Sunday, April 14, 2024

The loss of the prayer offices. . .

Rome basically has relegated the evening prayer office (Vespers to most) to a spoken duty and obligation of the priest in his daily prayer.  Hardly any Roman Catholics are even aware of the prayer offices -- morning or evening.  Oddly enough, the liberal Episopalians have preserved Evensong and the East has kept Vespers as part of the ordinary expression of the church's life at worship.  For Lutherans, Vespers (or Evening Prayer) have become the stuff of Advent and Lenten devotions less than any real or normal part of their daily life of prayer.  Matins was once robustly sung but it has become a casualty of the success of the weekly Eucharist and is no longer uniformly sung or known among Lutherans.
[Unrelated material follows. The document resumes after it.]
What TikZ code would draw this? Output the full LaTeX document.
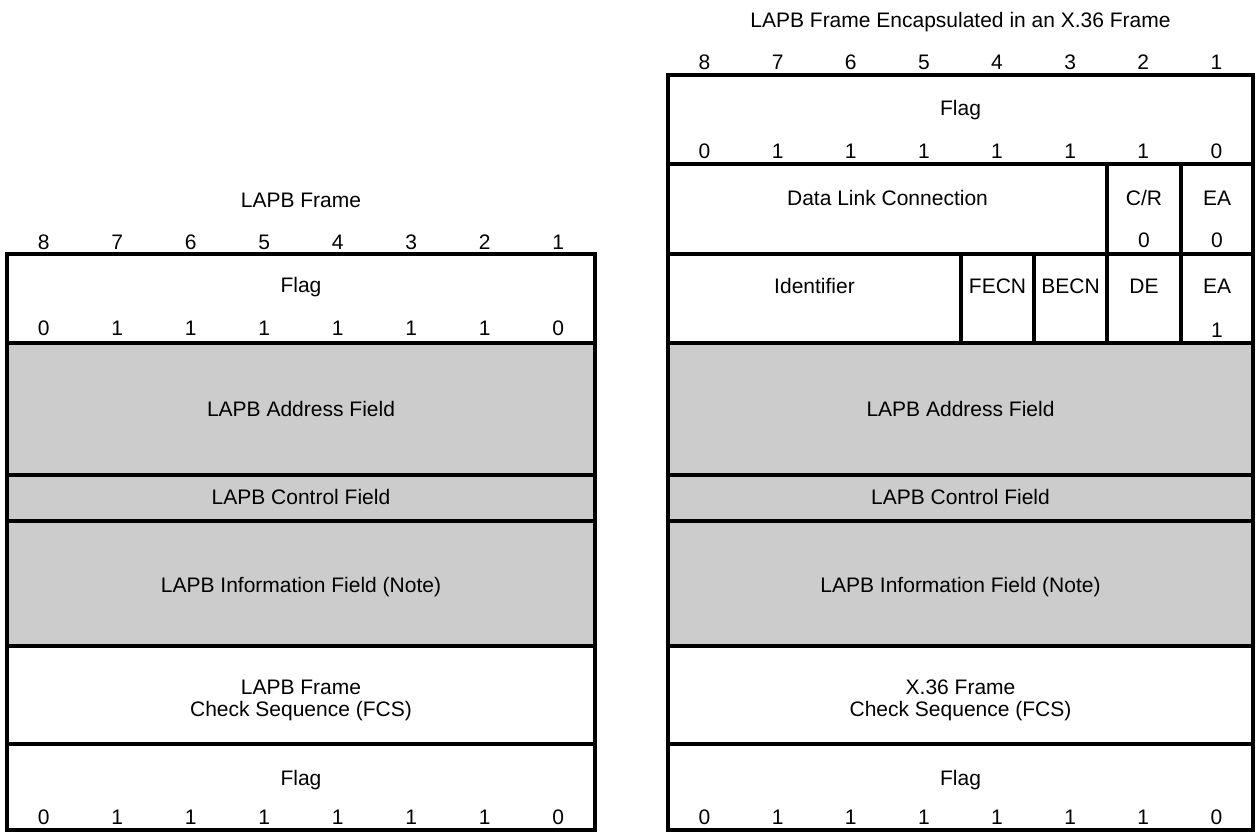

All of this is greeted with some measure of sadness by me.  I recall when nearly every Lutheran knew and knew by heart the familiar words and songs of the two chief prayer offices of morning and evening.  Indeed, we have lost to our memory the once profound songs such as the Venite or the Benedictus.  Worse, the greatest of our hymns, the Te Deum, has become a forgotten song.  We did it to ourselves with improvements incorporated into new hymnals until its once rather uniform melody is mixed up with different melodies and hymn paraphrases in a confusing mess of words and musical notes.  How sad it is to have lost this!  While I have nothing to do with the loss and nothing to do with the restoration of such prayer offices to Rome, I lament that I have not done what I should to keep the great canticles of the morning and evening prayer offices alive in the hearts, minds, and voices of God's people.  Mea culpa!

It is probably more likely that folks know Amazing Grace than the Te Deum or Venite, or Benedictus.  The Nunc Dimittis has survived largely through its use in the Divine Service as Post-Communion Canticle.  The rest have become for today what the forgotten and ignored canticles and Psalms of The Lutheran Hymnal, 661-668.  How said for us!

What we might not be able to do within the larger congregation, let us at least do individually and in our family devotions.  Let us restore to our usage these canticles and songs of the prayer offices at least through what we pray in our solitary devotions and in our homes.  We have ample opportunities to find musical accompaniments to support the singing at home or in our private devotions.  What version we might use is less important than becoming familiar again with what were once cherished songs of the faith and of the faithful.

For my part, the Healy Willan setting of the Te Deum still stirs my soul.  I listen to it far more often than I do the paraphrases typically more well known among most -- Holy God We Praise Thy Name or, the newer setting by Starke, We Praise You and Acknowledge You (sung to the inspiring Holst tune Thaxted).  Alas, I hear it more as echoes of my past than as decisive song of the present.  So permit me this lament this morning and take the time to rediscover these gems of many generations which should be esteemed in our own.




1 comment:

Chris said...

Reap what you sow. When you dismiss or ignore the prayer offices and prefer that people merely "read their Bible" how can you be surprised by these developments? The Matins and the Vespers of each day provide the "meat" for the festivals and commemorations, and the LIturgy is the celebration of the totality of Christ's redemptive work. So what has happened is that Liturgy is inundated with the hymns normally retained for Matins and Vespers and thus becomes a chimera of Matins-Vespers-Liturgy all rolled into one. Until Lutheran seminaries and even the President starts to reinforce that the totality of the offices must and should be served every Sunday, at the very least, then the Liturgy is only going to be truncated more and more so it's only a 30 minute service with some songs and a sermon like the Evangelical churches whose services should make anyone cringe.